Vergil becomes a foundation for AI Governance Infrastructure.

Future directions:

🧬 Multi-agent ecosystems with isolated trust domains
🏥 Healthcare systems requiring layered authorization
💰 Financial operations with enforced consensus
🌐 SDK for integrating trust-based execution into any AI system

Long-term vision:

$$ AI \rightarrow Governed \rightarrow Trusted \rightarrow Autonomous \; at \; Scale $$

Vergil aims to ensure that as AI systems grow more powerful, they also become accountable, controllable, and safe.

Blog Post

While building Vergil, the biggest shift was not technical — it was conceptual.

Initially, we approached the system like a traditional backend problem: define APIs, manage permissions, and enforce access control. But as soon as we introduced autonomous decision-making, the entire model broke down. Static permissions were simply not expressive enough to handle real-world uncertainty.

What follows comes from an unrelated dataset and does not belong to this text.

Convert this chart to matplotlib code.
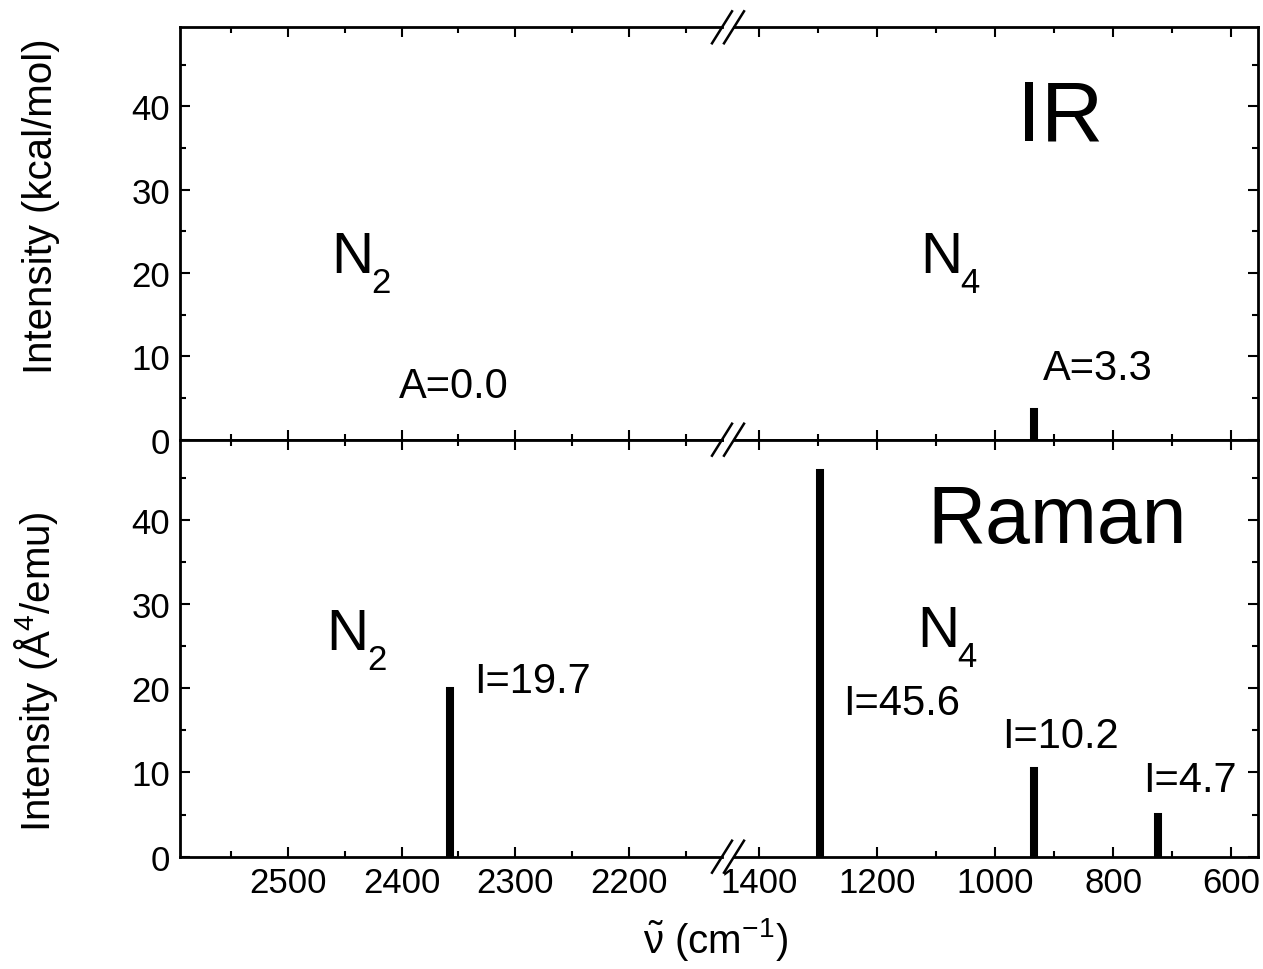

The turning point came when we reframed the problem around trust instead of permission. Instead of asking “Is this allowed?”, we started asking “Should this happen right now, under these conditions?” That single shift changed the entire architecture.

Designing the trust function was one of the most challenging parts. It required combining subjective AI confidence with objective system risk in a way that could be computed, compared, and acted upon in real time. Once that was in place, the tiered system emerged naturally — low-risk actions flowed freely, while high-risk actions required progressively stronger guarantees.

Another major learning was around human involvement. Traditional systems rely on a single approval step, but that creates a single point of failure. By introducing quorum-based approval, we distributed trust across multiple actors, making the system significantly more resilient.

Finally, integrating Auth0’s Token Vault as an enforcement layer — rather than just an authentication provider — allowed us to anchor the entire system in verifiable identity and scoped access.

Vergil ultimately represents a shift from permission-based systems to trust-governed systems, where every action is evaluated, justified, and controlled before it is executed.